IP/01/673
Brussel, 10 mei 2001
Commissie sluit onderzoek naar discriminerende landingsrechten in de
Europese luchthavens af
Als gevolg van formele procedures door de Europese Commissie werd de
structuur van de landingsrechten in de Europese luchthavens gewijzigd
in die landen waar zij niet voldeden aan de concurrentieregels. De
meeste landen pasten van oudsher discriminerende landingsrechten toe,
dat wil zeggen dat zij de binnenlandse luchtvaartmaatschappijen
bevoordeelden en de buitenlandse luchtvaartmaatschappijen
discrimineerden ten nadele van de klanten, met name op vluchten binnen
de EU. De eliminatie van dergelijke praktijken zal de concurrentie
binnen Europa ten goede komen, aangezien de ondernemingen in staat
zullen zijn op gelijke voet met elkaar te concurreren.
"Het wergwerken van de discriminerende landingsrechten gebeurt ten
voordele van de Europese consumenten, vooral op vluchten binnen de EU,
waar de landingsrechten gedaald zijn. De Commissie zal waakzaam
blijven ten aanzien van eventuele nieuwe discriminerende maatregelen
in de sector," verklaarde Europees commissaris voor concurrentie Mario
Monti bij die gelegenheid.
In 1995 lanceerde de Commissie in de gehele Gemeenschap een onderzoek
nadat in een besluit op 28 juni 1995 was gesteld dat een systeem van
kortingen op de belangrijkste luchthaven van Brussel in strijd was met
het mededingingsrecht van de EU. De zaak werd op gang gebracht door
British Midland, die erover klaagde dat de Belgische
luchtvaartmaatschappij Sabena profiteerde van aanzienlijk gereduceerde
landingsrechten. Vervolgens werd de Commissie zich ervan bewust dat de
meeste lidstaten soortgelijke stelsels toepasten, en derhalve
discrimineerden ten gunste van de nationale luchtvaartmaatschappijen.
Dat onderzoek is thans met succes afgerond, nadat de overblijvende
beperkingen in Finland, Spanje, Zweden en Italië werden weggewerkt en
de luchtvaartautoriteiten in die landen de structuur van hun
landingsrechten hebben gewijzigd.
Het ging om een wijd verspreide praktijk waarbij de landingsrechten
systematisch lager waren voor binnenlandse vluchten dan voor
internationale vluchten, ongeacht de grootte van het vliegtuig.
Daarenboven bestonden er kortingenstelsels, waarbij de nationale
luchtvaartmaatschappijen nogmaals werden bevoordeeld.

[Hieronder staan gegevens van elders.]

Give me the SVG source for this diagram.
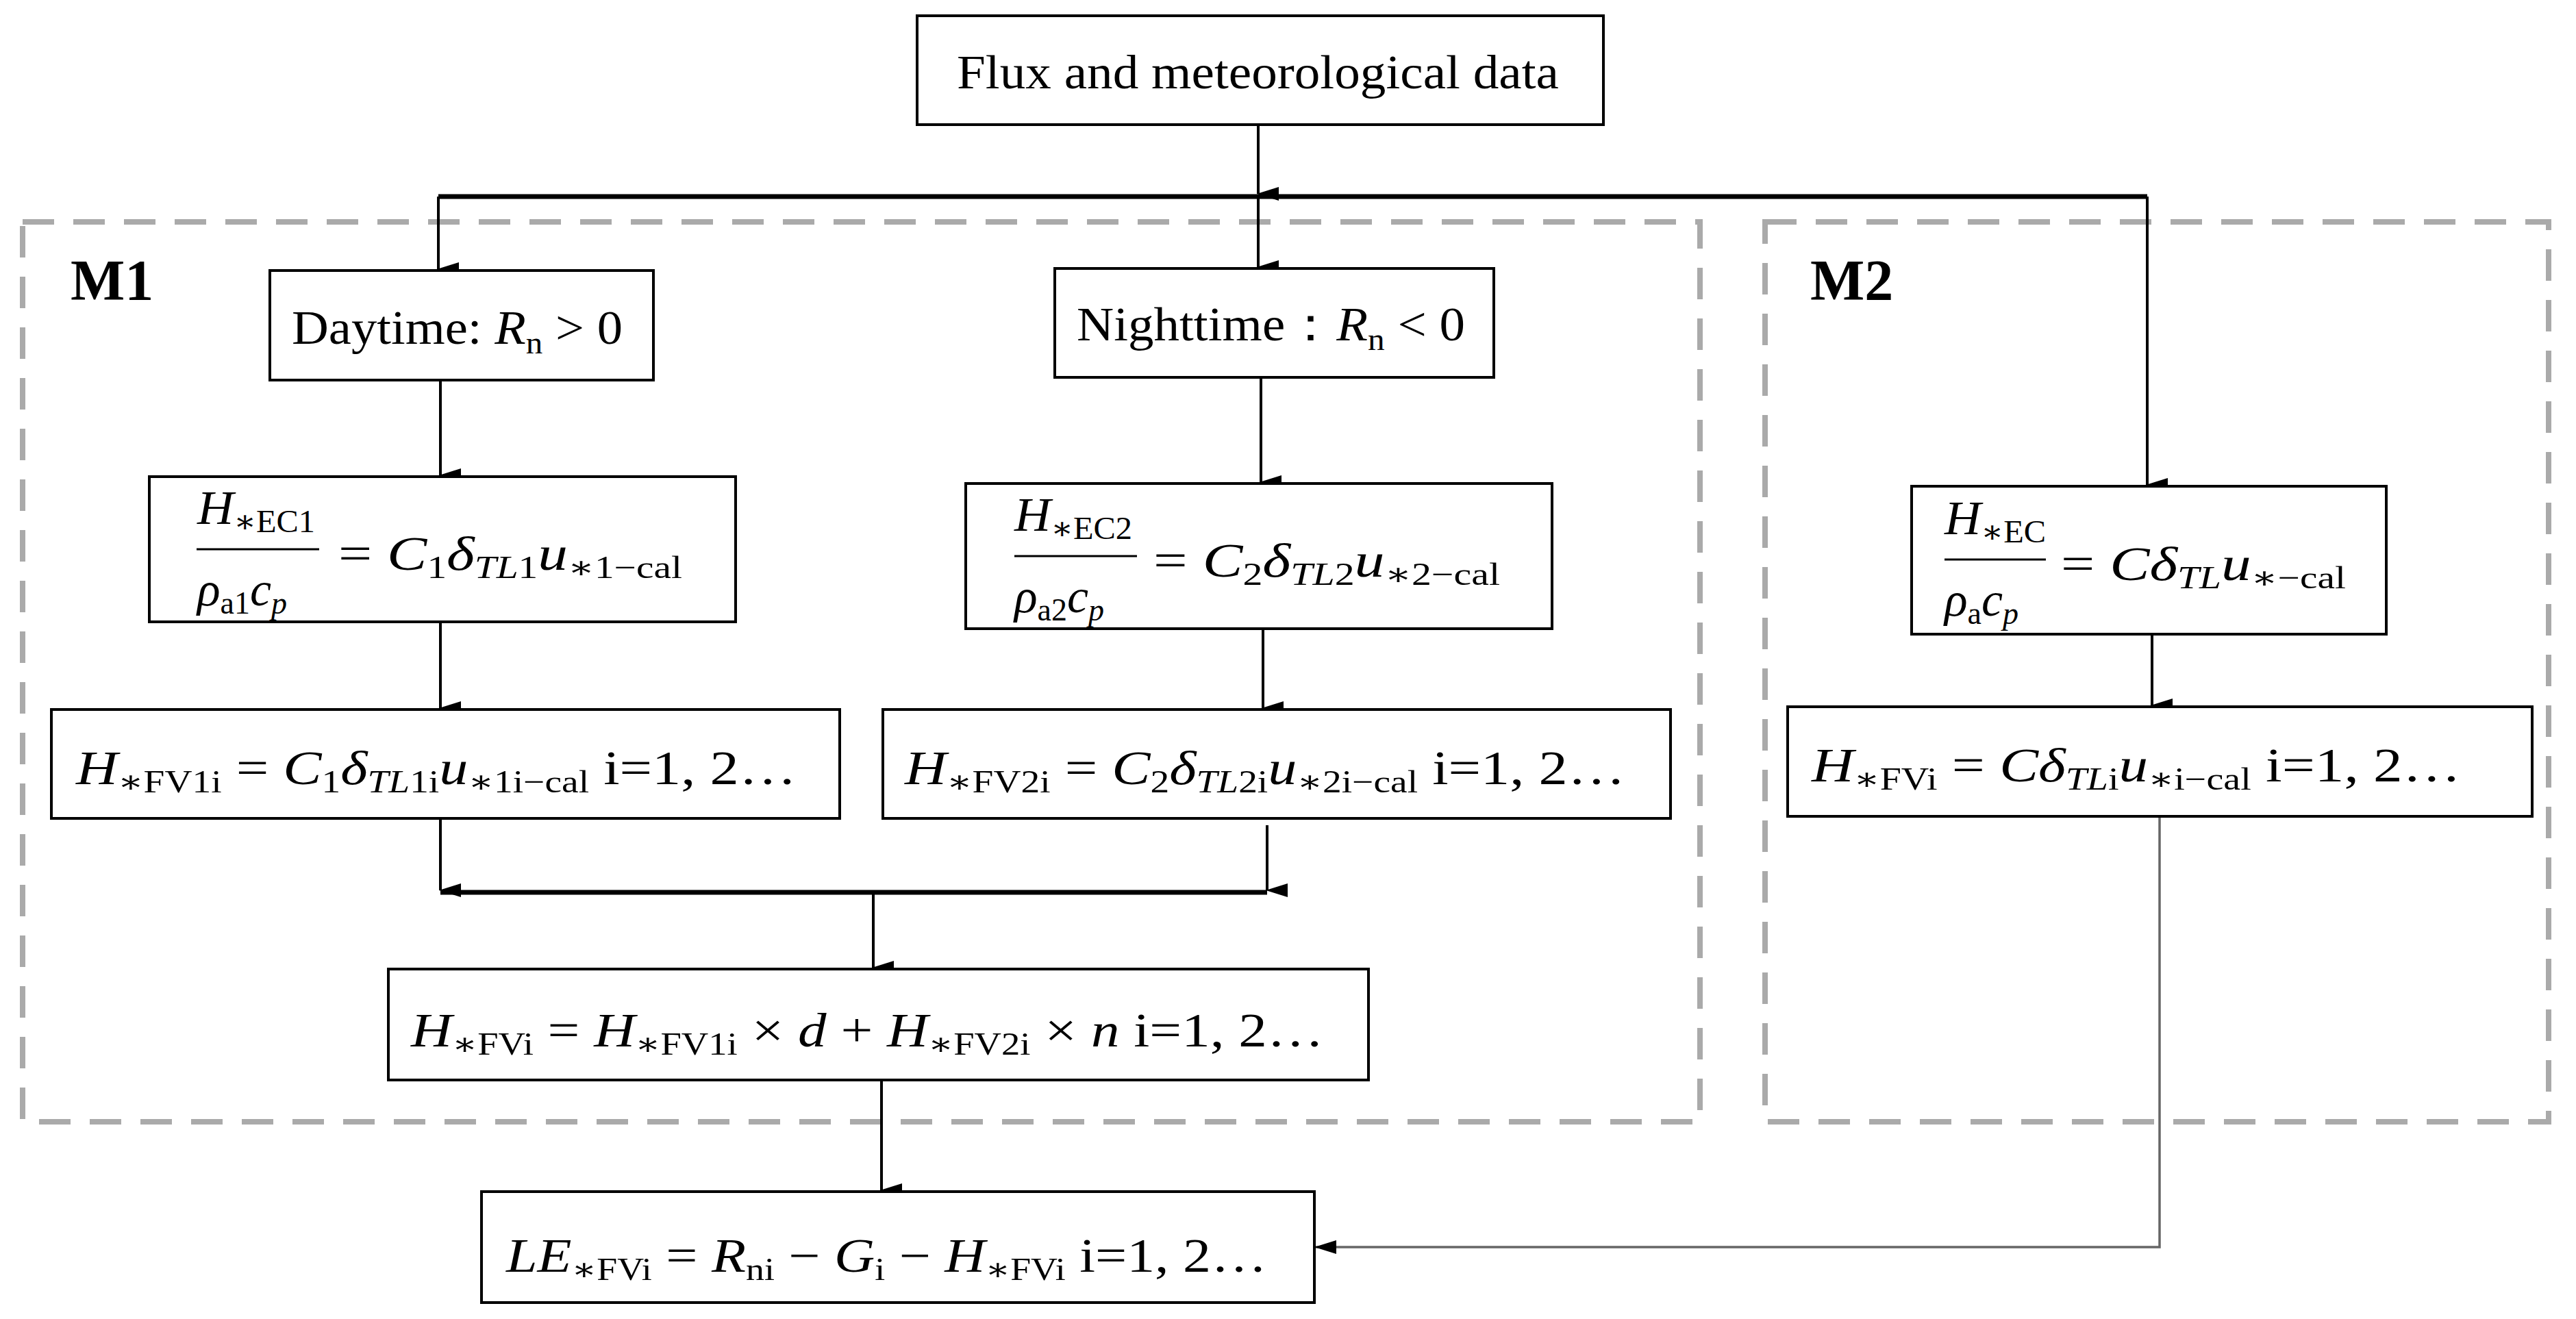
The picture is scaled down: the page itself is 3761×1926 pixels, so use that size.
<svg xmlns="http://www.w3.org/2000/svg" width="3761" height="1926" viewBox="0 0 3761 1926">
<style>
.box{fill:#fff;stroke:#000;stroke-width:4}
.grp{fill:none;stroke:#aaa;stroke-width:8;stroke-dasharray:46 28}
.ln{fill:none;stroke:#000;stroke-width:4}
.bus{fill:none;stroke:#000;stroke-width:7}
.gl{fill:none;stroke:#666;stroke-width:3.5}
text{font-family:"Liberation Serif","DejaVu Serif",serif;font-size:70px;fill:#000}
.i{font-style:italic}
.s{font-size:46px}
.lbl{font-weight:bold;font-size:84px}
</style>
<defs>
<marker id="a" markerUnits="userSpaceOnUse" markerWidth="20" markerHeight="32" refX="10" refY="30" orient="auto-start-reverse" viewBox="0 0 20 32"><path d="M0,0 L20,0 L10,32 Z" fill="#000"/></marker>
<marker id="al" markerUnits="userSpaceOnUse" markerWidth="32" markerHeight="20" refX="2" refY="10" viewBox="0 0 32 20"><path d="M0,10 L32,0 L32,20 Z" fill="#000"/></marker>
</defs>
<g id="groups">
<rect id="M1" class="grp" x="33" y="324" width="2449" height="1314"/>
<rect id="M2" class="grp" x="2577" y="324" width="1144" height="1314"/>
<text class="lbl" x="103" y="438">M1</text>
<text class="lbl" x="2643" y="438">M2</text>
</g>
<g id="connectors">
<path class="ln" d="M1837,182 V283" marker-end="url(#a)"/>
<path class="bus" d="M640,287 H3135"/>
<path class="ln" d="M640,287 V393" marker-end="url(#a)"/>
<path class="ln" d="M1837,287 V390" marker-end="url(#a)"/>
<path class="ln" d="M3135,287 V708" marker-end="url(#a)"/>
<path class="ln" d="M643,555 V694" marker-end="url(#a)"/>
<path class="ln" d="M1841,551 V704" marker-end="url(#a)"/>
<path class="ln" d="M643,908 V1034" marker-end="url(#a)"/>
<path class="ln" d="M1844,918 V1034" marker-end="url(#a)"/>
<path class="ln" d="M3142,926 V1030" marker-end="url(#a)"/>
<path class="ln" d="M643,1195 V1300" marker-end="url(#a)"/>
<path class="ln" d="M1850,1205 V1300" marker-end="url(#a)"/>
<path class="bus" d="M643,1303 H1850"/>
<path class="ln" d="M1275,1303 V1413" marker-end="url(#a)"/>
<path class="ln" d="M1287,1577 V1738" marker-end="url(#a)"/>
<path class="gl" d="M3153,1192 V1821 H1921" marker-end="url(#al)"/>
</g>
<g id="top"><rect class="box" x="1339" y="23" width="1002" height="159"/>
<text x="1397" y="129" textLength="879" lengthAdjust="spacingAndGlyphs">Flux and meteorological data</text></g>
<g id="day"><rect class="box" x="394" y="395" width="560" height="160"/>
<text x="426" y="502" textLength="483" lengthAdjust="spacingAndGlyphs">Daytime: <tspan class="i">R</tspan><tspan class="s" dy="14">n</tspan><tspan dy="-14"> &gt; 0</tspan></text></g>
<g id="night"><rect class="box" x="1540" y="392" width="641" height="159"/>
<text x="1572" y="497" textLength="567" lengthAdjust="spacingAndGlyphs">Nighttime：<tspan class="i">R</tspan><tspan class="s" dy="14">n</tspan><tspan dy="-14"> &lt; 0</tspan></text></g>
<g id="eq1"><rect class="box" x="218" y="696" width="856" height="212"/>
<text x="288" y="765" textLength="172" lengthAdjust="spacingAndGlyphs"><tspan class="i">H</tspan><tspan class="s" dy="12">∗EC1</tspan></text>
<path class="ln" d="M287,802 H466" style="stroke-width:3"/>
<text x="288" y="884"><tspan class="i">ρ</tspan><tspan class="s" dy="12">a1</tspan><tspan class="i" dy="-12">c</tspan><tspan class="s i" dy="12">p</tspan></text>
<text x="494" y="832" textLength="502" lengthAdjust="spacingAndGlyphs">= <tspan class="i">C</tspan><tspan class="s" dy="12">1</tspan><tspan class="i" dy="-12">δ</tspan><tspan class="s i" dy="12">TL</tspan><tspan class="s">1</tspan><tspan class="i" dy="-12">u</tspan><tspan class="s" dy="12">∗1−cal</tspan></text></g>
<g id="eq2"><rect class="box" x="1410" y="706" width="856" height="212"/>
<text x="1481" y="775" textLength="172" lengthAdjust="spacingAndGlyphs"><tspan class="i">H</tspan><tspan class="s" dy="12">∗EC2</tspan></text>
<path class="ln" d="M1481,812 H1660" style="stroke-width:3"/>
<text x="1481" y="894"><tspan class="i">ρ</tspan><tspan class="s" dy="12">a2</tspan><tspan class="i" dy="-12">c</tspan><tspan class="s i" dy="12">p</tspan></text>
<text x="1684" y="842" textLength="506" lengthAdjust="spacingAndGlyphs">= <tspan class="i">C</tspan><tspan class="s" dy="12">2</tspan><tspan class="i" dy="-12">δ</tspan><tspan class="s i" dy="12">TL</tspan><tspan class="s">2</tspan><tspan class="i" dy="-12">u</tspan><tspan class="s" dy="12">∗2−cal</tspan></text></g>
<g id="eq3"><rect class="box" x="2791" y="710" width="693" height="216"/>
<text x="2839" y="780" textLength="148" lengthAdjust="spacingAndGlyphs"><tspan class="i">H</tspan><tspan class="s" dy="12">∗EC</tspan></text>
<path class="ln" d="M2839,817 H2987" style="stroke-width:3"/>
<text x="2839" y="899"><tspan class="i">ρ</tspan><tspan class="s" dy="12">a</tspan><tspan class="i" dy="-12">c</tspan><tspan class="s i" dy="12">p</tspan></text>
<text x="3009" y="847" textLength="416" lengthAdjust="spacingAndGlyphs">= <tspan class="i">Cδ</tspan><tspan class="s i" dy="12">TL</tspan><tspan class="i" dy="-12">u</tspan><tspan class="s" dy="12">∗−cal</tspan></text></g>
<g id="fv1"><rect class="box" x="75" y="1036" width="1151" height="159"/>
<text x="111" y="1145" textLength="1052" lengthAdjust="spacingAndGlyphs"><tspan class="i">H</tspan><tspan class="s" dy="12">∗FV1i</tspan><tspan dy="-12"> = </tspan><tspan class="i">C</tspan><tspan class="s" dy="12">1</tspan><tspan class="i" dy="-12">δ</tspan><tspan class="s i" dy="12">TL</tspan><tspan class="s">1i</tspan><tspan class="i" dy="-12">u</tspan><tspan class="s" dy="12">∗1i−cal</tspan><tspan dy="-12">  i=1, 2…</tspan></text></g>
<g id="fv2"><rect class="box" x="1289" y="1036" width="1150" height="159"/>
<text x="1321" y="1145" textLength="1052" lengthAdjust="spacingAndGlyphs"><tspan class="i">H</tspan><tspan class="s" dy="12">∗FV2i</tspan><tspan dy="-12"> = </tspan><tspan class="i">C</tspan><tspan class="s" dy="12">2</tspan><tspan class="i" dy="-12">δ</tspan><tspan class="s i" dy="12">TL</tspan><tspan class="s">2i</tspan><tspan class="i" dy="-12">u</tspan><tspan class="s" dy="12">∗2i−cal</tspan><tspan dy="-12">  i=1, 2…</tspan></text></g>
<g id="fv3"><rect class="box" x="2610" y="1032" width="1087" height="160"/>
<text x="2645" y="1141" textLength="948" lengthAdjust="spacingAndGlyphs"><tspan class="i">H</tspan><tspan class="s" dy="12">∗FVi</tspan><tspan dy="-12"> = </tspan><tspan class="i">Cδ</tspan><tspan class="s i" dy="12">TL</tspan><tspan class="s">i</tspan><tspan class="i" dy="-12">u</tspan><tspan class="s" dy="12">∗i−cal</tspan><tspan dy="-12">   i=1, 2…</tspan></text></g>
<g id="comb"><rect class="box" x="567" y="1415" width="1431" height="162"/>
<text x="600" y="1528" textLength="1333" lengthAdjust="spacingAndGlyphs"><tspan class="i">H</tspan><tspan class="s" dy="12">∗FVi</tspan><tspan dy="-12"> = </tspan><tspan class="i">H</tspan><tspan class="s" dy="12">∗FV1i</tspan><tspan dy="-12"> × </tspan><tspan class="i">d</tspan><tspan>  + </tspan><tspan class="i">H</tspan><tspan class="s" dy="12">∗FV2i</tspan><tspan dy="-12"> × </tspan><tspan class="i">n</tspan><tspan>   i=1, 2…</tspan></text></g>
<g id="le"><rect class="box" x="703" y="1740" width="1216" height="162"/>
<text x="739" y="1857" textLength="1111" lengthAdjust="spacingAndGlyphs"><tspan class="i">LE</tspan><tspan class="s" dy="12">∗FVi</tspan><tspan dy="-12"> = </tspan><tspan class="i">R</tspan><tspan class="s" dy="12">ni</tspan><tspan dy="-12"> − </tspan><tspan class="i">G</tspan><tspan class="s" dy="12">i</tspan><tspan dy="-12"> − </tspan><tspan class="i">H</tspan><tspan class="s" dy="12">∗FVi</tspan><tspan dy="-12">   i=1, 2…</tspan></text></g>
</svg>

De Commissie was van mening dat aangezien de door de luchthavens
aangeboden diensten niet verschilden volgens de herkomst van de vlucht
of het aantal door een luchtvaartmaatschappij uitgevoerde landingen,
er geen objectieve rechtvaardiging bestond voor een dergelijk
prijsverschil. Dit systeem verstoorde de Europese interne
luchtvaartmarkt ten nadele van de passagiers binnen de EU, die in
vergelijking een hogere prijs betaalden.
Het optreden van de Commissie leidde in 1999 en 2000 tot formele
beschikkingen voor Portugal, Finland en Spanje. In juni 2000 werd
eveneens een aanmaningsschrijven gericht aan de Italiaanse
autoriteiten.
Portugal was het enige land dat ten aanzien van het beleid van de
Commissie bij het Europees Hof van Justitie in beroep is gegaan. Dat
beleid werd echter op 29 maart 2001 bevestigd, aangezien het Gerecht
van eerste aanleg de Portugese klacht heeft verworpen.
Ondertussen hebben alle landen in de Europese Economische Ruimte zich geschikt naar het standpunt van de Commissie en hun respectieve systemen gewijzigd. Daardoor kon de Commissie dit onderzoek afronden.